Adyashanti, a California-born spiritual teacher influenced by Zen Buddhism and Advaita Vedanta, offers a direct and accessible guide to liberation. He suggests that suffering persists because we believe our thoughts are reality, live from the ego’s illusion of separation, and argue endlessly with “what is.” His core message: stop trying to manage life and open to the infinite quiet and grace that have always been here. This isn’t about mysticism or dogma—it’s an invitation into direct experience, into the freedom that begins when we genuinely stop struggling.
The Human Dilemma
Adyashanti begins with what he calls the “great human dilemma.” As children we witness adults trapped in endless conflict and stress, and we slowly adopt their madness: we begin believing our thoughts are true. One day we internalize this way of seeing and start living as if our mind’s concepts define reality. From that moment, our suffering begins. The author recalls, even as a boy, seeing adults argue and thinking, “They’re insane—they believe their thoughts!” This simple insight forms the foundation of his entire teaching.
Grace as the Doorway to Truth
Grace, in Adyashanti’s world, isn’t religious favor or divine luck—it’s the living presence that floods in when you stop knowing. When you no longer cling to concepts, a mysterious openness appears. It can come in beauty or tragedy; a painful breakup or illness can open you the same way as a sunset or prayer. Grace is what remains when all effort ends. It isn’t earned—it’s revealed when the “self” collapses.
(In a parallel to Eckhart Tolle’s The Power of Now, Adyashanti emphasizes that grace and awakening occur when resistance dissolves into presence.

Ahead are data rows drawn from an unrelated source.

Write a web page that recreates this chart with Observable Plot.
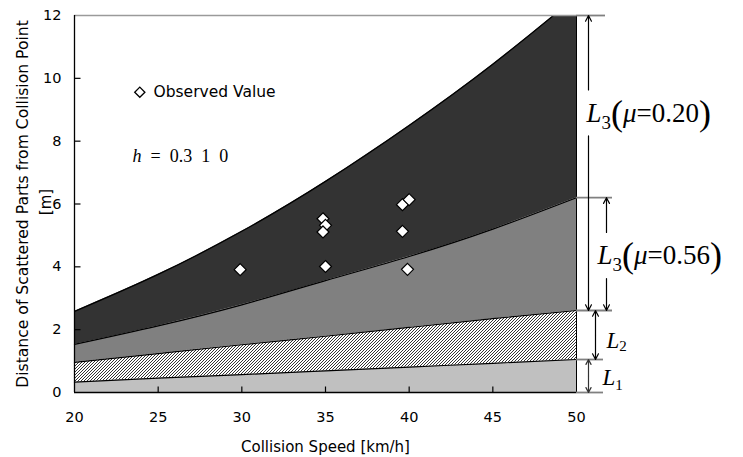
<!DOCTYPE html>
<html><head><meta charset="utf-8">
<script src="https://cdn.jsdelivr.net/npm/d3@7"></script>
<script src="https://cdn.jsdelivr.net/npm/@observablehq/plot@0.6"></script>
<style>body{margin:0;background:#fff} #chart{width:743px;height:457px}</style>
</head><body><div id="chart"></div>
<script>
// ---- data ----
const speeds   = [20, 25, 30, 35, 40, 45, 50];                  // km/h
const l1Top    = [0.33, 0.46, 0.57, 0.69, 0.81, 0.93, 1.05];   // L1
const l2Top    = [0.96, 1.24, 1.52, 1.79, 2.07, 2.35, 2.61];   // L1+L2
const mu056Top = [1.53, 2.12, 2.79, 3.56, 4.33, 5.20, 6.20];   // +L3(mu=0.56)
const mu020Top = [2.58, 3.76, 5.13, 6.72, 8.50, 10.45, 12.60]; // +L3(mu=0.20)
const obsSpeed = [29.9, 34.85, 35.0, 34.85, 35.0, 39.6, 40.0, 39.6, 39.9];
const obsDist  = [3.91, 5.53, 5.32, 5.11, 4.01, 5.98, 6.14, 5.13, 3.92];
const xTicks = [20, 25, 30, 35, 40, 45, 50];
const yTicks = [0, 2, 4, 6, 8, 10, 12];
const legendLabel = "Observed Value";
const xTitle = "Collision Speed [km/h]";
const yTitle = "Distance of Scattered Parts from Collision Point";
const yUnit = "[m]";

const rows = speeds.map((x, i) => ({x, l1: l1Top[i], l2: l2Top[i], m56: mu056Top[i], m20: mu020Top[i]}));
const obs = obsSpeed.map((x, i) => ({x, y: obsDist[i]}));
const last = a => a[a.length - 1];
const yMax = last(yTicks);

const SANS = "DejaVu Sans";
const SERIF = "Liberation Serif";
const curve = "natural";
const bandStroke = {stroke: "black", strokeWidth: 1.2, curve};
const tickUp = {draw(ctx) { ctx.moveTo(0, 0); ctx.lineTo(0, -6); }};
const tickRight = {draw(ctx) { ctx.moveTo(0, 0); ctx.lineTo(6, 0); }};
const EN = "\u2002";

const svg = Plot.plot({
  width: 743, height: 457,
  marginLeft: 74, marginRight: 167, marginTop: 15, marginBottom: 65,
  style: {fontFamily: SANS, fontSize: "14.5px", color: "black", background: "white"},
  x: {domain: [20, 50]},
  y: {domain: [0, 12]},
  marks: [
    Plot.areaY(rows, {x: "x", y1: 0, y2: "l1", fill: "#c0c0c0", curve}),
    Plot.areaY(rows, {x: "x", y1: "l1", y2: "l2", fill: "url(#hatch)", curve}),
    Plot.areaY(rows, {x: "x", y1: "l2", y2: "m56", fill: "#808080", curve}),
    Plot.areaY(rows, {x: "x", y1: "m56", y2: "m20", fill: "#333333", curve, clip: true}),
    Plot.lineY(rows, {x: "x", y: "l1", ...bandStroke}),
    Plot.lineY(rows, {x: "x", y: "l2", ...bandStroke}),
    Plot.lineY(rows, {x: "x", y: "m56", ...bandStroke}),
    Plot.lineY(rows, {x: "x", y: "m20", ...bandStroke, clip: true}),
    // frame
    Plot.ruleY([yMax], {stroke: "#9a9a9a", strokeWidth: 1.5}),
    Plot.ruleX([last(speeds)], {stroke: "black", strokeWidth: 1}),
    Plot.ruleX([speeds[0]], {stroke: "black", strokeWidth: 1.3}),
    Plot.ruleY([0], {stroke: "black", strokeWidth: 1.3}),
    // inward ticks
    Plot.dot(xTicks.slice(1, -1), {x: d => d, y: 0, symbol: tickUp, stroke: "black", strokeWidth: 1.2, fill: "none"}),
    Plot.dot(yTicks.slice(1, -1), {x: speeds[0], y: d => d, symbol: tickRight, stroke: "black", strokeWidth: 1.2, fill: "none"}),
    // tick labels
    Plot.axisX({ticks: xTicks, tickSize: 0, tickPadding: 19, label: null}),
    Plot.axisY({ticks: yTicks, tickSize: 0, tickPadding: 13, label: null}),
    Plot.text([xTitle], {frameAnchor: "bottom", dy: 55, textAnchor: "middle", lineAnchor: "middle", text: d => d, fontSize: 15}),
    Plot.text([yTitle], {frameAnchor: "left", dx: -52, rotate: -90, textAnchor: "middle", lineAnchor: "middle", text: d => d, fontSize: 15.6}),
    Plot.text([yUnit], {frameAnchor: "left", dx: -28, dy: -2, rotate: -90, textAnchor: "middle", lineAnchor: "middle", text: d => d, fontSize: 15}),
    // extension lines on the right
    Plot.ruleY([yMax], {x1: 50, x2: 50, insetRight: -29, stroke: "#808080", strokeWidth: 1.8}),
    Plot.ruleY([last(mu056Top)], {x1: 50, x2: 50, insetRight: -36, stroke: "#808080", strokeWidth: 1.8}),
    Plot.ruleY([last(l2Top)], {x1: 50, x2: 50, insetRight: -36, stroke: "#808080", strokeWidth: 1.8}),
    Plot.ruleY([last(l1Top)], {x1: 50, x2: 50, insetRight: -27, stroke: "#808080", strokeWidth: 1.8}),
    Plot.ruleY([0], {x1: 50, x2: 50, insetRight: -27, stroke: "#808080", strokeWidth: 1.8}),
    // dimension arrows
    Plot.arrow([{a: 8.9, b: yMax}, {a: 8.9, b: last(l2Top)}], {x1: 50, x2: 50, y1: "a", y2: "b", dx: 12, insetStart: 23, headLength: 8, headAngle: 55, strokeWidth: 1.2, stroke: "black"}),
    Plot.arrow([{a: 4.36, b: last(mu056Top)}, {a: 4.36, b: last(l2Top)}], {x1: 50, x2: 50, y1: "a", y2: "b", dx: 30, insetStart: 23, headLength: 8, headAngle: 55, strokeWidth: 1.2, stroke: "black"}),
    Plot.arrow([{a: (last(l2Top) + last(l1Top)) / 2, b: last(l2Top)}, {a: (last(l2Top) + last(l1Top)) / 2, b: last(l1Top)}], {x1: 50, x2: 50, y1: "a", y2: "b", dx: 19, headLength: 8, headAngle: 55, strokeWidth: 1.2, stroke: "black"}),
    Plot.arrow([{a: last(l1Top) / 2, b: last(l1Top)}, {a: last(l1Top) / 2, b: 0}], {x1: 50, x2: 50, y1: "a", y2: "b", dx: 12, headLength: 8, headAngle: 55, strokeWidth: 1.2, stroke: "#333"}),
    // right labels
    Plot.text(["L3(μ=0.20)"], {frameAnchor: "top-right", dx: 10, dy: 98, textAnchor: "start", lineAnchor: "middle", text: d => d, fontFamily: SERIF, fontSize: 27}),
    Plot.text(["L3(μ=0.56)"], {frameAnchor: "top-right", dx: 21, dy: 240, textAnchor: "start", lineAnchor: "middle", text: d => d, fontFamily: SERIF, fontSize: 27}),
    Plot.text(["L2"], {frameAnchor: "top-right", dx: 30, dy: 325, textAnchor: "start", lineAnchor: "middle", text: d => d, fontFamily: SERIF, fontSize: 23}),
    Plot.text(["L1"], {frameAnchor: "top-right", dx: 26, dy: 362, textAnchor: "start", lineAnchor: "middle", text: d => d, fontFamily: SERIF, fontSize: 23}),
    // legend + h label
    Plot.dot([0], {frameAnchor: "top-left", dx: 65.3, dy: 76.7, symbol: "diamond2", r: 4.6, fill: "white", stroke: "black", strokeWidth: 1.3}),
    Plot.text([legendLabel], {frameAnchor: "top-left", dx: 79, dy: 77, textAnchor: "start", lineAnchor: "middle", text: d => d, fontSize: 15.5}),
    Plot.text(["h = 0.3 1 0"], {frameAnchor: "top-left", dx: 58, dy: 141, textAnchor: "start", lineAnchor: "middle", text: d => d, fontFamily: SERIF, fontSize: 18}),
    // observed values
    Plot.dot(obs, {x: "x", y: "y", symbol: "diamond2", r: 5.4, fill: "white", stroke: "black", strokeWidth: 1.2})
  ]
});

// hatch pattern
const NS = "http://www.w3.org/2000/svg";
const defs = document.createElementNS(NS, "defs");
const pat = document.createElementNS(NS, "pattern");
pat.setAttribute("id", "hatch");
pat.setAttribute("patternUnits", "userSpaceOnUse");
pat.setAttribute("width", "3");
pat.setAttribute("height", "3");
const bg = document.createElementNS(NS, "rect");
bg.setAttribute("width", "3"); bg.setAttribute("height", "3"); bg.setAttribute("fill", "white");
const hp = document.createElementNS(NS, "path");
hp.setAttribute("d", "M-0.75,0.75 L0.75,-0.75 M0,3 L3,0 M2.25,3.75 L3.75,2.25");
hp.setAttribute("stroke", "black"); hp.setAttribute("stroke-width", "0.8");
pat.appendChild(bg); pat.appendChild(hp); defs.appendChild(pat);
svg.insertBefore(defs, svg.firstChild);

// rich text for the math-like labels
function rich(str, parts) {
  for (const t of svg.querySelectorAll("text")) {
    if (t.textContent !== str) continue;
    while (t.firstChild) t.removeChild(t.firstChild);
    for (const p of parts) {
      const ts = document.createElementNS(NS, "tspan");
      ts.textContent = p.t;
      if (p.i) ts.setAttribute("font-style", "italic");
      if (p.s) ts.setAttribute("font-size", p.s);
      if (p.dy) ts.setAttribute("dy", p.dy);
      t.appendChild(ts);
    }
  }
}
const L3parts = v => [
  {t: "L", i: true}, {t: "3", s: 19, dy: 7},
  {t: "(", s: 36, dy: -4}, {t: "μ", i: true, dy: -3}, {t: "=" + v}, {t: ")", s: 36, dy: 3}
];
rich("L3(μ=0.20)", L3parts("0.20"));
rich("L3(μ=0.56)", L3parts("0.56"));
rich("L2", [{t: "L", i: true}, {t: "2", s: 15, dy: 3}]);
rich("L1", [{t: "L", i: true}, {t: "1", s: 15, dy: 5}]);
rich("h = 0.3 1 0", [{t: "h", i: true}, {t: EN + "=" + EN + "0.3" + EN + "1" + EN + "0"}]);

document.getElementById("chart").appendChild(svg);
</script>
</body></html>
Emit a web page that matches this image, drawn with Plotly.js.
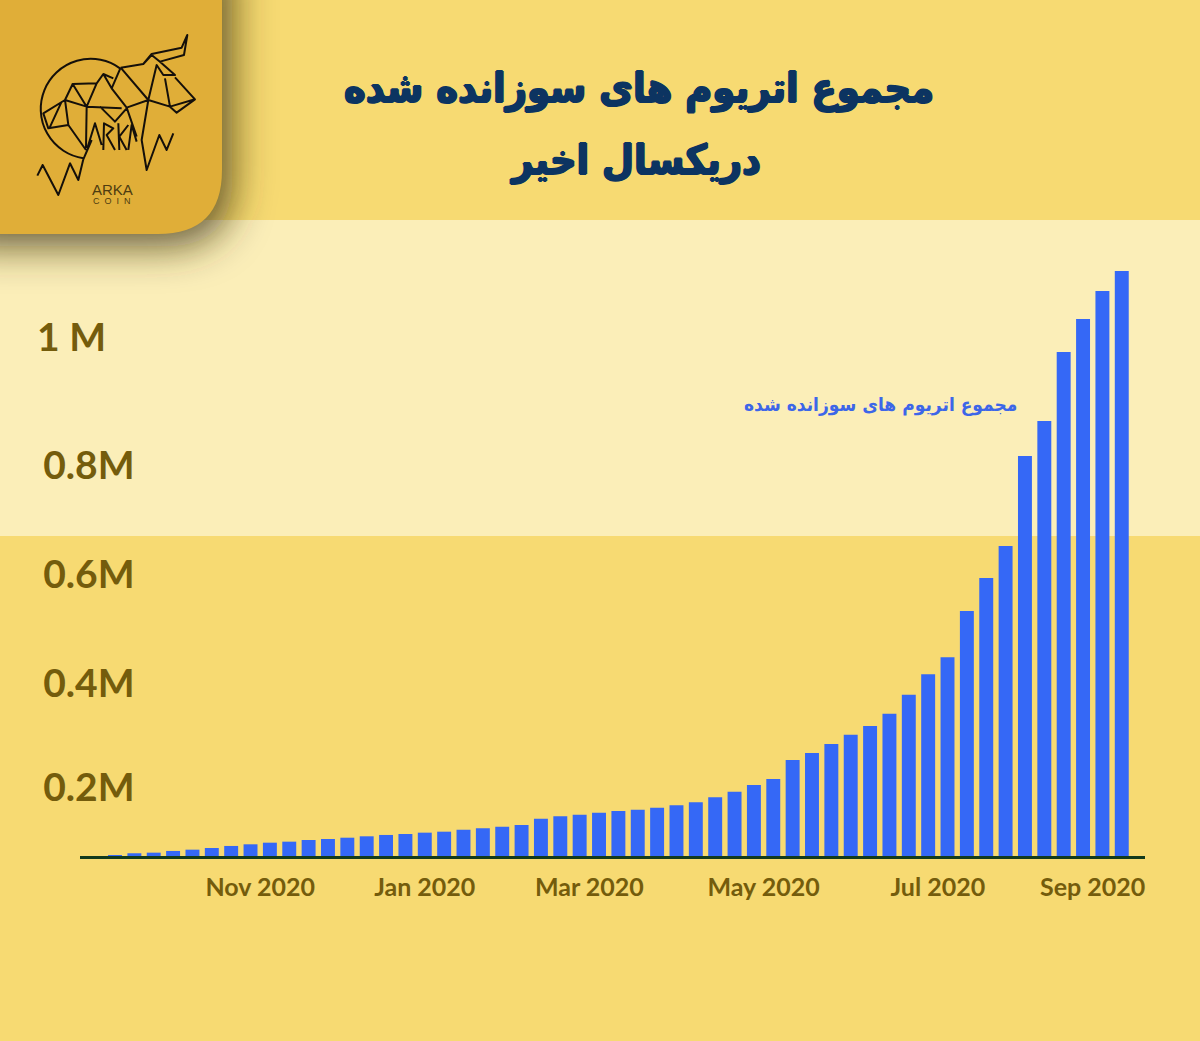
<!DOCTYPE html>
<html><head><meta charset="utf-8">
<script src="https://cdn.plot.ly/plotly-3.0.1.min.js"></script>
<style>html,body{margin:0;padding:0;background:#f7da72}</style>
</head><body><div id="chart" style="width:1200px;height:1041px"></div>
<script>
const titleLine1 = "مجموع اتریوم های سوزانده شده";
const titleLine2 = "دریکسال اخیر";
const seriesName = "مجموع اتریوم های سوزانده شده";
const burned = [0.0733,0.0765,0.0776,0.0808,0.0832,0.0863,0.0901,0.0932,0.0962,0.0981,
0.1012,0.1031,0.1055,0.1081,0.1106,0.1124,0.1149,0.1167,0.1204,0.1230,
0.1260,0.1292,0.1409,0.1454,0.1484,0.1521,0.1553,0.1577,0.1614,0.1659,
0.1715,0.1808,0.1912,0.2037,0.2149,0.2503,0.2634,0.2801,0.2974,0.3137,
0.3366,0.3720,0.4100,0.4417,0.5279,0.5894,0.6490,0.8167,0.8819,1.0105,
1.0720,1.1242,1.1614];
const weeks = burned.map((_, i) => i);
const xTickWeeks = [7.5,16,24.5,33.5,42.5,50.5];
const xTickLabels = ["Nov 2020","Jan 2020","Mar 2020","May 2020","Jul 2020","Sep 2020"];
const yTickVals = [0.2,0.394,0.597,0.8,1.037];
const yTickLabels = ["0.2M","0.4M","0.6M","0.8M","1 M\u00A0\u00A0\u00A0"];

const W = 1200, H = 1041;
const L = 80, T = 250, PW = 1065, PH = 606;
const fx = x => (x - L) / PW, fy = y => (T + PH - y) / PH;

// logo line art, traced in a 3x grid
const bull = [
 "M525 232L585 298L530 338L510 320L585 298M495 235L510 320M445 300L510 320",
 "M362 203L430 192L455 162L545 143L562 105L552 165L480 185L455 165L430 192M480 185L525 225L490 225L470 195L445 300L425 420L440 510L478 405L500 450L520 400",
 "M362 203L445 300L380 323L335 265L362 203M335 265L310 222L290 250L218 252L260 320L290 250M310 222L340 235M260 320L365 325M260 320L195 300L130 340L145 385L205 375L195 300M218 252L195 300M205 375L258 450M260 320L258 445M148 385L185 305M380 323L410 410M380 325L345 365L300 320",
 "M250 478L235 540L210 490L175 585L128 495L112 527M250 478L275 420",
 "M262 445L285 370L305 435M310 450L312 370L340 385L320 405L345 450M355 370L358 450M385 375L358 410L380 450M385 450L395 375L410 425",
 "M360 205A150 150 0 1 0 250 475"
];
const logoSvg = `<svg xmlns="http://www.w3.org/2000/svg" width="320" height="320" viewBox="0 0 320 320">
<defs><filter id="b" x="-30%" y="-30%" width="160%" height="160%"><feGaussianBlur stdDeviation="20"/></filter></defs>
<path filter="url(#b)" fill="#3e3414" fill-opacity="0.8" d="M-40 -40H232V180Q232 246 166 246H-40Z"/>
<path fill="#e0ae38" d="M0 0H222V170Q222 234 158 234H0Z"/>
<g transform="scale(0.3333)"><path fill="none" stroke="#15100a" stroke-width="6" stroke-linejoin="round" d="${bull.join(' ')}"/></g>
</svg>`;

const data = [{
  type: "bar", x: weeks, y: burned, name: seriesName, width: 0.72,
  marker: {color: "#3568f6", line: {width: 0}}, hoverinfo: "y"
}];
const heavy = "1px 0 #0c3461, -1px 0 #0c3461, 0 1px #0c3461, 0 -1px #0c3461";
const layout = {
  width: W, height: H, autosize: false, showlegend: false, dragmode: false,
  paper_bgcolor: "#f7da72", plot_bgcolor: "rgba(0,0,0,0)",
  margin: {l: L, r: W - L - PW, t: T, b: H - T - PH, pad: 0},
  font: {family: "Lato, sans-serif", color: "#745c0c"},
  title: {
    text: titleLine1, xref: "container", yref: "container", x: 639 / W, xanchor: "center",
    y: 1 - 88 / H, yanchor: "middle",
    font: {family: "'DejaVu Sans Condensed', 'DejaVu Sans', sans-serif", size: 41, weight: 700, color: "#0c3461", shadow: heavy}
  },
  xaxis: {
    range: [-1.808, 53.2], tickmode: "array", tickvals: xTickWeeks, ticktext: xTickLabels,
    showgrid: false, zeroline: false, showline: true, linecolor: "#123a1c", linewidth: 3,
    ticks: "", ticklabelstandoff: 7, tickfont: {family: "Lato, sans-serif", size: 25, weight: 700, color: "#745c0c"}
  },
  yaxis: {
    range: [0.0714, 1.2006], tickmode: "array", tickvals: yTickVals, ticktext: yTickLabels,
    anchor: "free", position: fx(134.5),
    showgrid: false, zeroline: false, showline: false, ticks: "",
    automargin: false, tickfont: {family: "Lato, sans-serif", size: 39, weight: 700, color: "#745c0c"}
  },
  shapes: [{type: "path", layer: "below", xref: "paper", yref: "paper", line: {width: 0}, fillcolor: "#fbeeb8",
            path: `M ${fx(0)} ${fy(220)} L ${fx(W)} ${fy(220)} L ${fx(W)} ${fy(536)} L ${fx(0)} ${fy(536)} Z`}],
  images: [{source: "data:image/svg+xml;charset=utf-8," + encodeURIComponent(logoSvg),
            xref: "paper", yref: "paper", x: fx(0), y: fy(0), sizex: 320 / PW, sizey: 320 / PH,
            xanchor: "left", yanchor: "top", sizing: "stretch", layer: "above"}],
  annotations: [
    {text: titleLine2, xref: "paper", yref: "paper", x: fx(635), y: fy(160), showarrow: false,
     xanchor: "center", yanchor: "middle",
     font: {family: "'DejaVu Sans Condensed', 'DejaVu Sans', sans-serif", size: 41, weight: 700, color: "#0c3461", shadow: heavy}},
    {text: seriesName, xref: "paper", yref: "paper", x: fx(880), y: fy(404), showarrow: false,
     xanchor: "center", yanchor: "middle", font: {family: "'DejaVu Sans Condensed', 'DejaVu Sans', sans-serif", size: 19, weight: 700, color: "#3d66e8"}},
    {text: "ARKA", xref: "paper", yref: "paper", x: fx(112), y: fy(189), showarrow: false,
     xanchor: "center", yanchor: "middle", font: {family: "'Liberation Sans', sans-serif", size: 15, color: "#4e3c10"}},
    {text: "C\u00A0\u00A0O\u00A0\u00A0I\u00A0\u00A0N", xref: "paper", yref: "paper", x: fx(112), y: fy(201), showarrow: false,
     xanchor: "center", yanchor: "middle", font: {family: "'Liberation Sans', sans-serif", size: 9, color: "#4e3c10"}}
  ]
};
Plotly.newPlot("chart", data, layout, {staticPlot: true, displayModeBar: false});
</script></body></html>
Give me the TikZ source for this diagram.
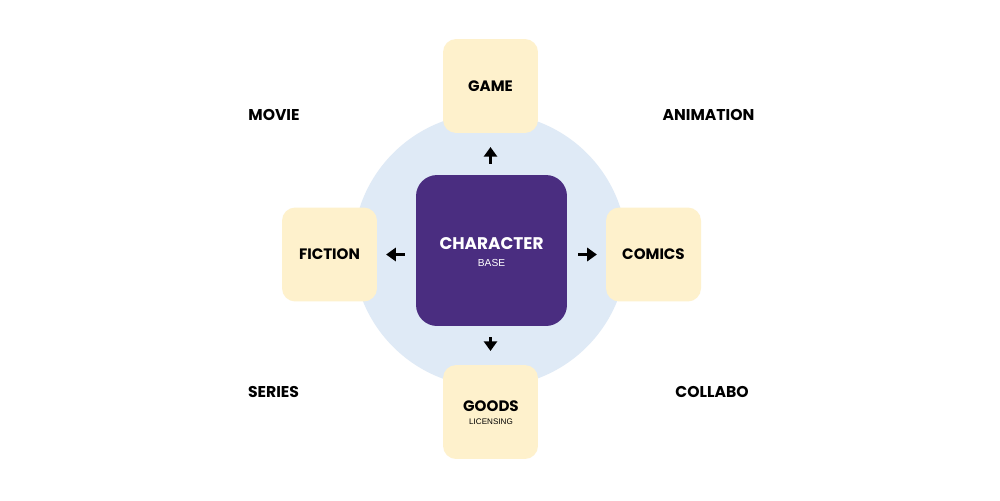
\documentclass[tikz,border=0pt]{standalone}
\usepackage{fontspec}
\setmainfont{Poppins}[BoldFont={* Bold}]
\newfontfamily\arialf{Liberation Sans}
\usetikzlibrary{arrows.meta}
\definecolor{hub}{HTML}{4A2D80}
\definecolor{ring}{HTML}{DFEAF6}
\definecolor{pale}{HTML}{FEF1CC}
\tikzset{
  x=0.02cm, y=-0.02cm,
  sat/.style={fill=pale, rounded corners=7.5pt, minimum width=1.9cm, minimum height=1.88cm, inner sep=0pt, align=center, font=\bfseries\fontsize{8.6}{10}\selectfont},
  lbl/.style={font=\bfseries\fontsize{8.9}{10}\selectfont},
  arr/.style={-{Triangle[width=7.5pt,length=5.5pt]}, line width=2.1pt, shorten <=6.2pt}
}
\begin{document}
\begin{tikzpicture}
\useasboundingbox (0,0) rectangle (1000,500);
\fill[white] (0,0) rectangle (1000,500);
\fill[ring] (490,250) circle (2.74cm);
\node[fill=hub, rounded corners=12pt, minimum width=3.02cm, minimum height=3.02cm, inner sep=0pt, align=center] (hub) at (491.5,250.5) {};
\node[text=white, font=\bfseries\fontsize{9.6}{12}\selectfont] (hubt) at (491.5,243.5) {CHARACTER};
\node[text=white, font=\arialf\fontsize{5.8}{7}\selectfont] (hubs) at (491.5,263) {BASE};
\node[sat] (game) at (490.5,86) {GAME};
\node[sat] (fiction) at (329.5,254.5) {FICTION};
\node[sat] (comics) at (653.5,254.5) {COMICS};
\node[sat] (goods) at (490.5,412) {};
\node[font=\bfseries\fontsize{8.6}{10}\selectfont] (goodst) at (491,406.5) {GOODS};
\node[font=\arialf\fontsize{4.6}{6}\selectfont] (goodss) at (491,422) {LICENSING};
\node[lbl] (movie) at (274,114.5) {MOVIE};
\node[lbl] (anim) at (708.5,114.5) {ANIMATION};
\node[lbl] (series) at (273.5,391.5) {SERIES};
\node[lbl] (collabo) at (712,391.5) {COLLABO};
\draw[arr, shorten >=7.8pt] (game.south |- hub.north) -- (game.south);
\draw[arr, shorten >=7.8pt] (goods.north |- hub.south) -- (goods.north);
\draw[arr, shorten >=5pt] (fiction.east -| hub.west) -- (fiction.east);
\draw[arr, shorten >=5pt] (comics.west -| hub.east) -- (comics.west);
\end{tikzpicture}
\end{document}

Yet unlike Tolle’s method of ‘watching thoughts,’ Adyashanti invites you into the emotional surrender of falling—allowing yourself to be defeated by life until peace reveals itself.)
Why Simplicity Heals
Though his language is poetic, Adyashanti insists that awakening is simple. Complexity belongs to the mind, not reality. In his experiences teaching thousands of seekers, he’s seen that the most powerful truths are the simplest: suffering is resistance; freedom is openness; grace arrives when you stop clinging to what you think you know. The mind may argue, “That’s too easy,” and endlessly chase enlightenment techniques, but the essence of awakening is available right now—when you stop.
Why These Ideas Matter
In a world dominated by self-help promises and strategies for control, Adyashanti’s call to surrender feels radical. He suggests that humanity’s suffering won’t end through reforms, ideologies, or perfect habits—only through awakening at the individual level, which then ripples into collective transformation. When you stop arguing with what is, life ceases to be an enemy, and compassion arises naturally. Through this awakening, we rediscover the love and clarity that are already here, beneath the constant mental noise.
“The end of suffering is not an achievement—it’s a fall, a surrender, a letting go into what has always been present.”
What follows throughout the book are explorations of how suffering begins, how to awaken from the dream of ego, and how grace works through fear, emotion, and ordinary life. Adyashanti guides us through the mechanics of belief, emotional release, stillness, and love—not as theories, but as lived experiences. Ultimately, Falling into Grace is both a map and an invitation: to stop searching for freedom and discover the peace that’s quietly waiting at the center of now.